* [Required work]: Line by line, repeat the data below exactly, beginning at the first line and ending at the line with "const slotCount = 290;". Omit pictures.

* [Data extract]:
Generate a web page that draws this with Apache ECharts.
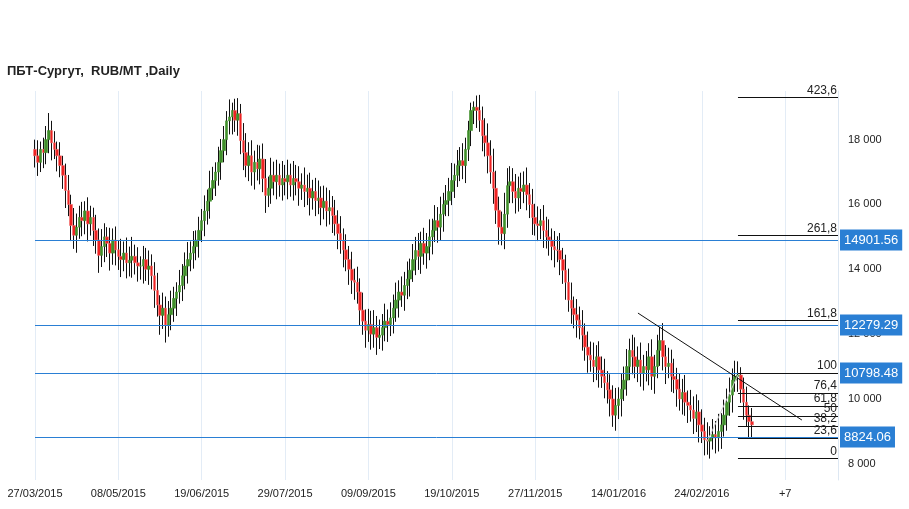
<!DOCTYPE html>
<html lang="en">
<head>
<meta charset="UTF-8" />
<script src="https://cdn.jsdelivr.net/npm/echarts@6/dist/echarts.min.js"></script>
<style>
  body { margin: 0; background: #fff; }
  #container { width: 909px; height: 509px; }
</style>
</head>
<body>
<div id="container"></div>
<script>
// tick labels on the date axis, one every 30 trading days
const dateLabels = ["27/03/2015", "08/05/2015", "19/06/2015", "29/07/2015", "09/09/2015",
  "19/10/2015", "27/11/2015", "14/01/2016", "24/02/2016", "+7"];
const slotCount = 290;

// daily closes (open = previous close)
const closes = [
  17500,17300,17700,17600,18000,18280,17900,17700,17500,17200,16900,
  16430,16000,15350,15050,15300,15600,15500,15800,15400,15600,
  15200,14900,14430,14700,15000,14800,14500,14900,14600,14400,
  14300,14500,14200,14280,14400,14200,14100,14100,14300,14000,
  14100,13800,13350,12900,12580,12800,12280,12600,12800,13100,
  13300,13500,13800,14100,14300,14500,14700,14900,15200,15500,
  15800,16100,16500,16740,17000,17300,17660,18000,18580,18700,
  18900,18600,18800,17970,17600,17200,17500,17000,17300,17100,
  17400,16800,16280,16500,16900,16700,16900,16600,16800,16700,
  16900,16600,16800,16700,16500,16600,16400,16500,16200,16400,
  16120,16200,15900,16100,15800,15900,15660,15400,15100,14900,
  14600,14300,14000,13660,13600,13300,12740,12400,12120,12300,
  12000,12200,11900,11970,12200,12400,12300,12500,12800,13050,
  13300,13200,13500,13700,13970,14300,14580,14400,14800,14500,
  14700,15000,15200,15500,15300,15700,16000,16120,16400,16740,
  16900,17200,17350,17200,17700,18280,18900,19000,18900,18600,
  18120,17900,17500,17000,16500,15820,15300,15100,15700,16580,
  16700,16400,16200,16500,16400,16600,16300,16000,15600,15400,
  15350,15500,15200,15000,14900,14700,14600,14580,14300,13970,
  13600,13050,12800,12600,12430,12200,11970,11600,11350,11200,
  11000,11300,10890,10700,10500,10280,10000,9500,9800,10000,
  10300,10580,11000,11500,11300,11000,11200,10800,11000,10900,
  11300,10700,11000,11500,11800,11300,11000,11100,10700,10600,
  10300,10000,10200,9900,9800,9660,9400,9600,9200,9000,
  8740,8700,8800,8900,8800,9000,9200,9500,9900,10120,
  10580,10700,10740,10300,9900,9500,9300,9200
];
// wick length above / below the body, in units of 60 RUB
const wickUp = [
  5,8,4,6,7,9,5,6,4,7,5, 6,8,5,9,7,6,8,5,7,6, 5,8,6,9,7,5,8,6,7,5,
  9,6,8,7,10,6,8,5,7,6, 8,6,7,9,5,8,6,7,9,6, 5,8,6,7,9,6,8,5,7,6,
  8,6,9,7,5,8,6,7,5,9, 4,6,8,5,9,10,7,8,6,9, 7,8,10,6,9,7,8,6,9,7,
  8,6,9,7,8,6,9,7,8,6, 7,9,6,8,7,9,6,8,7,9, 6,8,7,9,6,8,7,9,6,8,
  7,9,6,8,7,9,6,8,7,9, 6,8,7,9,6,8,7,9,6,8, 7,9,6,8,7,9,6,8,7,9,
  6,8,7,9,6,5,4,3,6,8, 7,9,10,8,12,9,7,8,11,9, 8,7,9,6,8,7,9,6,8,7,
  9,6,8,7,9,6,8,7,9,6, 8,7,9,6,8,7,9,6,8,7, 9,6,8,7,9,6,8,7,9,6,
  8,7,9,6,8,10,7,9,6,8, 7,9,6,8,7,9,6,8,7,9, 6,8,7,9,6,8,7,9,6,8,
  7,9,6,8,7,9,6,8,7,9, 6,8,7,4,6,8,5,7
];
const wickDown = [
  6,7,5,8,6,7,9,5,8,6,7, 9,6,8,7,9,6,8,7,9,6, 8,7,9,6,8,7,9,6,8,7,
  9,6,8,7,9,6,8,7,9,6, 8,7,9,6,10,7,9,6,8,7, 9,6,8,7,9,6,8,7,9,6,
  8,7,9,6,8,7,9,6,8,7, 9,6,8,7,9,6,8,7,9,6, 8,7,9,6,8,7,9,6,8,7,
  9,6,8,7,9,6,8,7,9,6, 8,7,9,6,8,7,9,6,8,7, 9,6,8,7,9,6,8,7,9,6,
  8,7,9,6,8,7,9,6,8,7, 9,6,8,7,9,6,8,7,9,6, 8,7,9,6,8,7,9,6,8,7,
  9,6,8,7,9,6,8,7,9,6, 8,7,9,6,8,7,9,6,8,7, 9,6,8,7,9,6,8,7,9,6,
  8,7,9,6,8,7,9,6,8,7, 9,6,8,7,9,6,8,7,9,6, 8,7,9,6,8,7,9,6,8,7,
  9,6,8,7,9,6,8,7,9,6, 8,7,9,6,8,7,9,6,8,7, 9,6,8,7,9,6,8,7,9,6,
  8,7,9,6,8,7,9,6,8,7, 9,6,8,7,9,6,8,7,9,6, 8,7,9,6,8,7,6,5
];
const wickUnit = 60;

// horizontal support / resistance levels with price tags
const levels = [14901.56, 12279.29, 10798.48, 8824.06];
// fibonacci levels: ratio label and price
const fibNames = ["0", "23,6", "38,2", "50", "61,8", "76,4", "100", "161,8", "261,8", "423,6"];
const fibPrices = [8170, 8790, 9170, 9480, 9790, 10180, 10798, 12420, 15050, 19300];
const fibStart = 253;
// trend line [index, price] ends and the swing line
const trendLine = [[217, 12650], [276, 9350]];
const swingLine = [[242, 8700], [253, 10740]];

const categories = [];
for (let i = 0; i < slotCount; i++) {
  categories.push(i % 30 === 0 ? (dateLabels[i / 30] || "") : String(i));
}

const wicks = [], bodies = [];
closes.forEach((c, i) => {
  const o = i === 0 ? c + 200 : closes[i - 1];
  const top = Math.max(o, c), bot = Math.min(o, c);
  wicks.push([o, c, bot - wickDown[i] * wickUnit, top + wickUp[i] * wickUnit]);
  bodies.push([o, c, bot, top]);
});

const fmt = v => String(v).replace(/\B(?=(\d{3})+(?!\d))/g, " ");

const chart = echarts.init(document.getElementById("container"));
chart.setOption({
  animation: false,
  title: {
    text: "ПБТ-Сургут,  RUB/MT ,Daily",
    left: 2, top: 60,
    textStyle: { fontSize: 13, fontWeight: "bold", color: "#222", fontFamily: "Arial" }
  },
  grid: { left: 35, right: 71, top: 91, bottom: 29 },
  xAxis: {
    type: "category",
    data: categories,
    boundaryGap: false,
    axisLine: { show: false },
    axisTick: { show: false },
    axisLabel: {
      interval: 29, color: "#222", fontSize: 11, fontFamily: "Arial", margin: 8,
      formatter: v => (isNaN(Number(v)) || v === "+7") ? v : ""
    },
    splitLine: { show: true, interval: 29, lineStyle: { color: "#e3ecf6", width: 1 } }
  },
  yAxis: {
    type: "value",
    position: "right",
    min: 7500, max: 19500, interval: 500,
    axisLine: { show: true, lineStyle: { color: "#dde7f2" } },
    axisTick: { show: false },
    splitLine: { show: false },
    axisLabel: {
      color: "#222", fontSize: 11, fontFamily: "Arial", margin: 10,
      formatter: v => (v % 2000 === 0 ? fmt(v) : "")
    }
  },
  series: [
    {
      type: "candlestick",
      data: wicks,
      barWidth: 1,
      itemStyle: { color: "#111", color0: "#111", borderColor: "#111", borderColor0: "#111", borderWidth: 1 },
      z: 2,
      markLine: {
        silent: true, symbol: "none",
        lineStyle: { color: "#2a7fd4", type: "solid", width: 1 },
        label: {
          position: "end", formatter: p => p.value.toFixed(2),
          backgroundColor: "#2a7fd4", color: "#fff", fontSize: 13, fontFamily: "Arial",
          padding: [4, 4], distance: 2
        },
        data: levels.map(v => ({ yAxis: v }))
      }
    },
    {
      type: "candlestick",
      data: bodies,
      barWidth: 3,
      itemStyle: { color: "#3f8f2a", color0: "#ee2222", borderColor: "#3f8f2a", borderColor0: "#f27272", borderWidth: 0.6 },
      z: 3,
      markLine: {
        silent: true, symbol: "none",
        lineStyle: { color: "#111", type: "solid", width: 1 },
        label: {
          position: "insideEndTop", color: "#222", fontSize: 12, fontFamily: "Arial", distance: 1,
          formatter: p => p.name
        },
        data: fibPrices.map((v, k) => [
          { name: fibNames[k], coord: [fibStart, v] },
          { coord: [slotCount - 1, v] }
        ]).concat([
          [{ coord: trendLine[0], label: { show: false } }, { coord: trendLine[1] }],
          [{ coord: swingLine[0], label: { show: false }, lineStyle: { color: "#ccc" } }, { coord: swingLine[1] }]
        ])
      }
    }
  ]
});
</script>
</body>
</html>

* [Exercise result]:
Generate a web page that draws this with Apache ECharts.
<!DOCTYPE html>
<html lang="en">
<head>
<meta charset="UTF-8" />
<script src="https://cdn.jsdelivr.net/npm/echarts@6/dist/echarts.min.js"></script>
<style>
  body { margin: 0; background: #fff; }
  #container { width: 909px; height: 509px; }
</style>
</head>
<body>
<div id="container"></div>
<script>
// tick labels on the date axis, one every 30 trading days
const dateLabels = ["27/03/2015", "08/05/2015", "19/06/2015", "29/07/2015", "09/09/2015",
  "19/10/2015", "27/11/2015", "14/01/2016", "24/02/2016", "+7"];
const slotCount = 290;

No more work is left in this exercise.